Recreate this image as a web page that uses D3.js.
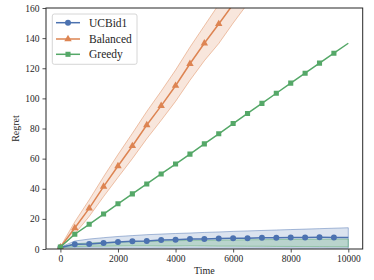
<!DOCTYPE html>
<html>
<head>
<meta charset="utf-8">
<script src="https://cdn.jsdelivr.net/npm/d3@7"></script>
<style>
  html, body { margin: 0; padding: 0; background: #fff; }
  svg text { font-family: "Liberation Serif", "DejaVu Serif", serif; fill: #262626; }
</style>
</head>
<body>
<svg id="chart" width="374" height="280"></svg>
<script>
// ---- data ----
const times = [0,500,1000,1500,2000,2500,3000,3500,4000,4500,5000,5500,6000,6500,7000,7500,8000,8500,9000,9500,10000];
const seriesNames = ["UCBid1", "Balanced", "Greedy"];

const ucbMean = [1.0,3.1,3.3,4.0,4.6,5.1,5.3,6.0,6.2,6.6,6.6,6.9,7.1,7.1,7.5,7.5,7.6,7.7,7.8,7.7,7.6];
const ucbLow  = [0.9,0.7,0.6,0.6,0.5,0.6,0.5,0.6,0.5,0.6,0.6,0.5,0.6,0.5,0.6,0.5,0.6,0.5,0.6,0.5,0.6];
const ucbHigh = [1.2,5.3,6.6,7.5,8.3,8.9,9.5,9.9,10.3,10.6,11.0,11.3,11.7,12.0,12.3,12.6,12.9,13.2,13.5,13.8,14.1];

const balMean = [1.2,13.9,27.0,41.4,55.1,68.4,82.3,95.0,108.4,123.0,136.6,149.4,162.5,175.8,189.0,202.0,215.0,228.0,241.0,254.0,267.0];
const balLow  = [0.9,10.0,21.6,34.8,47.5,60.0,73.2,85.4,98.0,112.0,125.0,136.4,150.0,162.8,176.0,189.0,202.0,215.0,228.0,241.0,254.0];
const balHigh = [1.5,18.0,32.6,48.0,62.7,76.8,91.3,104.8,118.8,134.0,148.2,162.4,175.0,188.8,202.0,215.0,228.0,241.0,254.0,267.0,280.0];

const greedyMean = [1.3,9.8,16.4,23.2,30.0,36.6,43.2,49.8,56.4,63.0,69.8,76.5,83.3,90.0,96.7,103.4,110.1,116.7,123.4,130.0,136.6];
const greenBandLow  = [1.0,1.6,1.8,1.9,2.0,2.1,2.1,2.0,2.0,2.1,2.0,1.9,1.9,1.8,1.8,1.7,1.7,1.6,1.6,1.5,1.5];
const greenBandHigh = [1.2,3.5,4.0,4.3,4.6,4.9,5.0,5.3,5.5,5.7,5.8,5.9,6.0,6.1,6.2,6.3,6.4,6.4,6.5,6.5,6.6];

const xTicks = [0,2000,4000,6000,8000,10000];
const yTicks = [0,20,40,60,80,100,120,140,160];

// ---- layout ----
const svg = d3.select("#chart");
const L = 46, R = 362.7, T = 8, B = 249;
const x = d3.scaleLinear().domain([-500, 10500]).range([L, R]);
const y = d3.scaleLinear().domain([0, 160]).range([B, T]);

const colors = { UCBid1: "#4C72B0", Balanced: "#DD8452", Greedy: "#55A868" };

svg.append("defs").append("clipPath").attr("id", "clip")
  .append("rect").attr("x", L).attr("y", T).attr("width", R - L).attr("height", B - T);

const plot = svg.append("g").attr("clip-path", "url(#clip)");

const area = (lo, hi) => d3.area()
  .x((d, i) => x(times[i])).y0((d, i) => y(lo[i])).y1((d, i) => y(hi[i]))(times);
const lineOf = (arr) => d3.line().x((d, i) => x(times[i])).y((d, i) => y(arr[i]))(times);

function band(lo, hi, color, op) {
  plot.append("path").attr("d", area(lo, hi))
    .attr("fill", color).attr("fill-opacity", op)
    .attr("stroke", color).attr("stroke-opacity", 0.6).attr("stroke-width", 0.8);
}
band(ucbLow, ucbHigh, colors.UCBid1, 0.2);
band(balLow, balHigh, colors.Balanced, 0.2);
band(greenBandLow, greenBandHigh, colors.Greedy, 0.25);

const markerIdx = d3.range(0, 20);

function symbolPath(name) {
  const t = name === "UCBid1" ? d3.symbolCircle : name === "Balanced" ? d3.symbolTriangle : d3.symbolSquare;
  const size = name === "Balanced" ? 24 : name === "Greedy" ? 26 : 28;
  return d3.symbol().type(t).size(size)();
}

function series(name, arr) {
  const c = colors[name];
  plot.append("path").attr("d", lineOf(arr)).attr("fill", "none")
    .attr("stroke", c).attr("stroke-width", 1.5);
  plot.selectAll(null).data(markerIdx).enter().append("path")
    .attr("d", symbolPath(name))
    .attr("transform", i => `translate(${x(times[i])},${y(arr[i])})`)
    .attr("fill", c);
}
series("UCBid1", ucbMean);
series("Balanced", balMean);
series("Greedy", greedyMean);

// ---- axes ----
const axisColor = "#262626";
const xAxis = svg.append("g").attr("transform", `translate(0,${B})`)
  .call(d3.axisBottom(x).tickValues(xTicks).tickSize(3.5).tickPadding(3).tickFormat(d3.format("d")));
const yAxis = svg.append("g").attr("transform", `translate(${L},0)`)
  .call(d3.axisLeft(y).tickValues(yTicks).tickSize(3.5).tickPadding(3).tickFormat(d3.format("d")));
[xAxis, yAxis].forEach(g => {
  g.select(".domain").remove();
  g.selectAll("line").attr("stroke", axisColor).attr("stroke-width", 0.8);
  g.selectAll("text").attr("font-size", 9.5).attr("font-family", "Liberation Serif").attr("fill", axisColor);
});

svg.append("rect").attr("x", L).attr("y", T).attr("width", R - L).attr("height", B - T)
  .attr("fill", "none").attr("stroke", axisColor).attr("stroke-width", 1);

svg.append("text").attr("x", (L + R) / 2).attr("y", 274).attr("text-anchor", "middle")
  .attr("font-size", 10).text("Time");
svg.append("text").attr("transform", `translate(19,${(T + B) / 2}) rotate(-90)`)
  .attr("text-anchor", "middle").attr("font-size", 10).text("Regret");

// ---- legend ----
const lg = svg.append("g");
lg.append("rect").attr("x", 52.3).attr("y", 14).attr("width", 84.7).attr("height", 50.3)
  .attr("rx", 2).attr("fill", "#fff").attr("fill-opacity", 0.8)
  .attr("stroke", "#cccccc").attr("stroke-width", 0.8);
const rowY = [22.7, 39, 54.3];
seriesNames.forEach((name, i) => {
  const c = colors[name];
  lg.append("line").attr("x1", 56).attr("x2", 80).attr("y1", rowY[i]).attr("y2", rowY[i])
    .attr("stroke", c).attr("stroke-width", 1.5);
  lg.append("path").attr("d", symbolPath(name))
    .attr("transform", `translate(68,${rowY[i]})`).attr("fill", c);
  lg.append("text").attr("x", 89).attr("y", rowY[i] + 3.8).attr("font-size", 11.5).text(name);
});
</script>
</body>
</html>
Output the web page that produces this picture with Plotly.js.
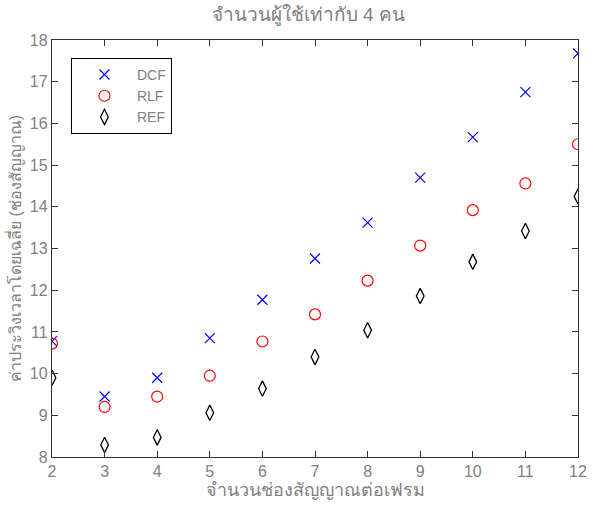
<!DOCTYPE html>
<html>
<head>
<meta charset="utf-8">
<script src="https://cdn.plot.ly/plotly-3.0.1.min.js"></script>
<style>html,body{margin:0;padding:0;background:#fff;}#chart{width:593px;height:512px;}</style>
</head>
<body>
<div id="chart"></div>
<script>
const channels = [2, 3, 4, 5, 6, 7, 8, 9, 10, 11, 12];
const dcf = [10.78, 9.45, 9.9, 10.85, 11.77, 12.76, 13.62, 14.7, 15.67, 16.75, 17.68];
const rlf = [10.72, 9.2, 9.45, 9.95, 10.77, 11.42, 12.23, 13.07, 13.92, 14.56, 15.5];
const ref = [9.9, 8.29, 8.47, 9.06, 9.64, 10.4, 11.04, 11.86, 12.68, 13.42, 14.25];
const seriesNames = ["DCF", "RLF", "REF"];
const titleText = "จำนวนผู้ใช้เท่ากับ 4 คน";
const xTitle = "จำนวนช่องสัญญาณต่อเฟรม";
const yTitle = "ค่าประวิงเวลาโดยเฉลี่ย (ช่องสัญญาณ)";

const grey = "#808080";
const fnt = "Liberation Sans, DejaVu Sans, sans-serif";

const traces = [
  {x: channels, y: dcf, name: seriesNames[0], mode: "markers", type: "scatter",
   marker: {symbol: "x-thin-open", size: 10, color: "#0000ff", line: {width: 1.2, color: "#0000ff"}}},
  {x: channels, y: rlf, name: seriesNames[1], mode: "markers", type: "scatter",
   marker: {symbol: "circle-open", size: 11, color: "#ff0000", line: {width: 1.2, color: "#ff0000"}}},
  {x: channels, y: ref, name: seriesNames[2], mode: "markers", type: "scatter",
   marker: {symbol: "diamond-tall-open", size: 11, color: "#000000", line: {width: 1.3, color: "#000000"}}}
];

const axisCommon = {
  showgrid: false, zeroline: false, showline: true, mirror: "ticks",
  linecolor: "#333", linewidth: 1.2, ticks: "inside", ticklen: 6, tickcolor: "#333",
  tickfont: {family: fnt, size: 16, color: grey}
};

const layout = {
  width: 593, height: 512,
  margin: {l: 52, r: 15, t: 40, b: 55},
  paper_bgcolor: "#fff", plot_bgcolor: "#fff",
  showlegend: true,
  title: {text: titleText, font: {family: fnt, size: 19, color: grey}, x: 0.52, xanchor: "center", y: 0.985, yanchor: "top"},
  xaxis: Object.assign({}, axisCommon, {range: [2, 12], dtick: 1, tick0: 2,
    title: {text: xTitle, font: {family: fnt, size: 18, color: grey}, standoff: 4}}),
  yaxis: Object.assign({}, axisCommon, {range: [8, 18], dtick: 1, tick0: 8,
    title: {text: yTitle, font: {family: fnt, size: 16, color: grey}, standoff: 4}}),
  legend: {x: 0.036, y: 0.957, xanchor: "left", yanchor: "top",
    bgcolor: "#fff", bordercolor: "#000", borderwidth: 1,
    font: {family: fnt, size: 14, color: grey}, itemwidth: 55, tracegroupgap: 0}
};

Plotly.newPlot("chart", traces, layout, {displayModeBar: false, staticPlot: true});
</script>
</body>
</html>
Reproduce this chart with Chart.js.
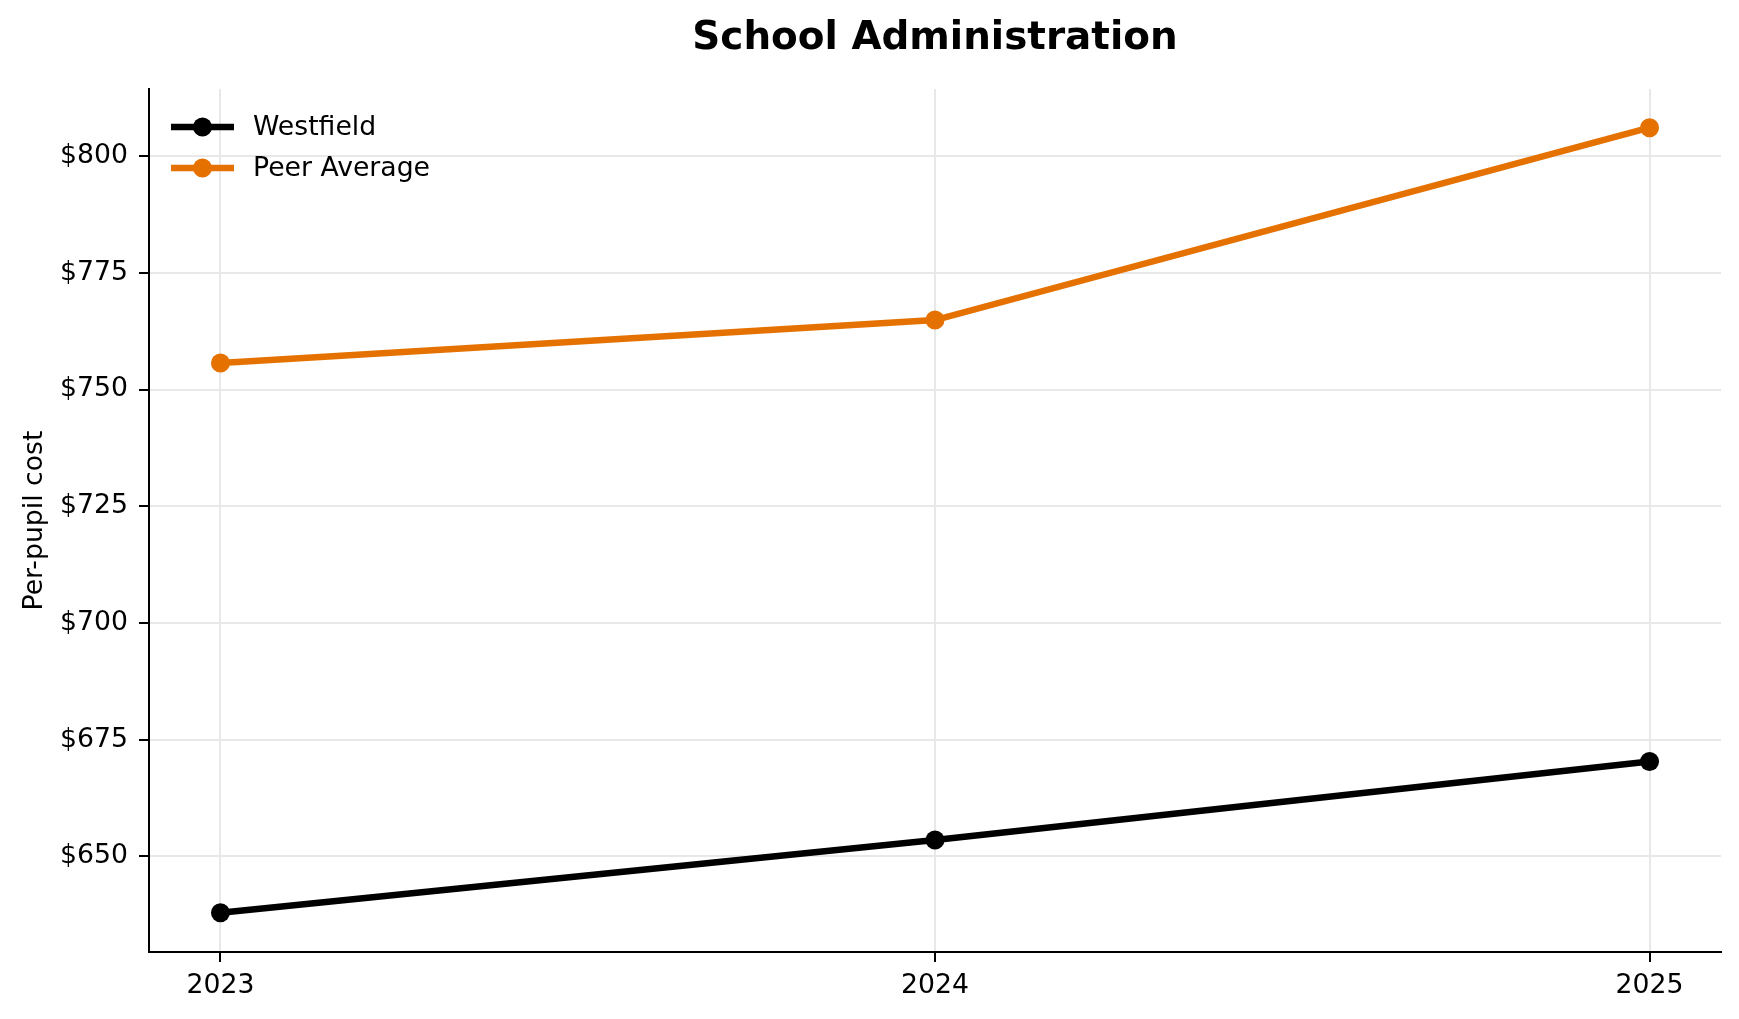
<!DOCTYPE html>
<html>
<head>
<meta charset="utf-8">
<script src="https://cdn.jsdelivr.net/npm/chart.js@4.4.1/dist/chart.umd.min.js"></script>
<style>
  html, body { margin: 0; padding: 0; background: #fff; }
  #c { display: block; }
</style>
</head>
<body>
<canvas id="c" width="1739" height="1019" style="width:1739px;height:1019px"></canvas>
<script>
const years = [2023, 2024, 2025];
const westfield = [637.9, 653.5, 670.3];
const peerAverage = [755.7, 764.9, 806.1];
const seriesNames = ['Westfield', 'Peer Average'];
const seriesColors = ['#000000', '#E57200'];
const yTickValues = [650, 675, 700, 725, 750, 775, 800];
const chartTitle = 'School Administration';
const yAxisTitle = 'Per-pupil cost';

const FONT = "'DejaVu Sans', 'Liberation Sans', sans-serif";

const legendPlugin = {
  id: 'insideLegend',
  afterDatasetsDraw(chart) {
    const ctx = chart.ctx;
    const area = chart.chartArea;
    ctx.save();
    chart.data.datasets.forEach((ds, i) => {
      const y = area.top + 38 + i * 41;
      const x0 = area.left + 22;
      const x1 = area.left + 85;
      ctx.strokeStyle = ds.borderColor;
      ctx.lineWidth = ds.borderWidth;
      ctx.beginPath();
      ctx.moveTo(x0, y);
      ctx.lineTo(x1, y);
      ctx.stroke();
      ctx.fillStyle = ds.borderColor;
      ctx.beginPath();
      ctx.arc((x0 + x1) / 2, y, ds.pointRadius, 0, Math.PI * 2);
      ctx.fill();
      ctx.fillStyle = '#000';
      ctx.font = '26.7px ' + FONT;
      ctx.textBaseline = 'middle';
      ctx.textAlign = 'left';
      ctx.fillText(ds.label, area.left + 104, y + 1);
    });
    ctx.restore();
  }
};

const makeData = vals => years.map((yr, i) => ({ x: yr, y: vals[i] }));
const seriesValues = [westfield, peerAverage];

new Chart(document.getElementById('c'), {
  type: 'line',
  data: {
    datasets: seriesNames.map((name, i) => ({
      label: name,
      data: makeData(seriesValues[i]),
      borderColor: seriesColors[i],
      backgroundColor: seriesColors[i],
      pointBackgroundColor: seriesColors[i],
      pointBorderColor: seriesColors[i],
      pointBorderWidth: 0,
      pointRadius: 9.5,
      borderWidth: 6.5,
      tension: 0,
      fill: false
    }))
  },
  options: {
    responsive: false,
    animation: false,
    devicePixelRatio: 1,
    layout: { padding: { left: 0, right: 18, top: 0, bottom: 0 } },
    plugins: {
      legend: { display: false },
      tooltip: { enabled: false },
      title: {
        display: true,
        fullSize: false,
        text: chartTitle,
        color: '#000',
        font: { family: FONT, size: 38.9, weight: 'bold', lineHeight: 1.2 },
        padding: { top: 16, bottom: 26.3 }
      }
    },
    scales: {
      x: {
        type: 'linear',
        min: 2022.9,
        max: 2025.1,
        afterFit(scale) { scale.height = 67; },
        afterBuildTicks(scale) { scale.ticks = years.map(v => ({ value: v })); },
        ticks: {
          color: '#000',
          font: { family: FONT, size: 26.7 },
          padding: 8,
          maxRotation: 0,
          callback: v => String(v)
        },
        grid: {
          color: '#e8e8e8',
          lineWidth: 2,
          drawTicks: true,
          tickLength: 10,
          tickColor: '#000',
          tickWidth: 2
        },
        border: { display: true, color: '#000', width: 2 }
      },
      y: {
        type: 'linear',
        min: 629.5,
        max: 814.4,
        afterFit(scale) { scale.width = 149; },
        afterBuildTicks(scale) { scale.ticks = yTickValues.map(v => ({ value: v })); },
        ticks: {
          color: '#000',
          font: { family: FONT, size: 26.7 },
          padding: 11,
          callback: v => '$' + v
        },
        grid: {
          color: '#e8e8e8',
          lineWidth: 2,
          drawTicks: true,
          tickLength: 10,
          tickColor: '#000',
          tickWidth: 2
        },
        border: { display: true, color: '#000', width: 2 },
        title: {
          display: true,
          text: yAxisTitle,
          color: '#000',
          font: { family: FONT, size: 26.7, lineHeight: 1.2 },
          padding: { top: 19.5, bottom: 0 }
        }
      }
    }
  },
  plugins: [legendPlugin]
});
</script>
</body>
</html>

########

§ Aim
For the data above, state only how many lines include the word "that".

§ Result of the task
2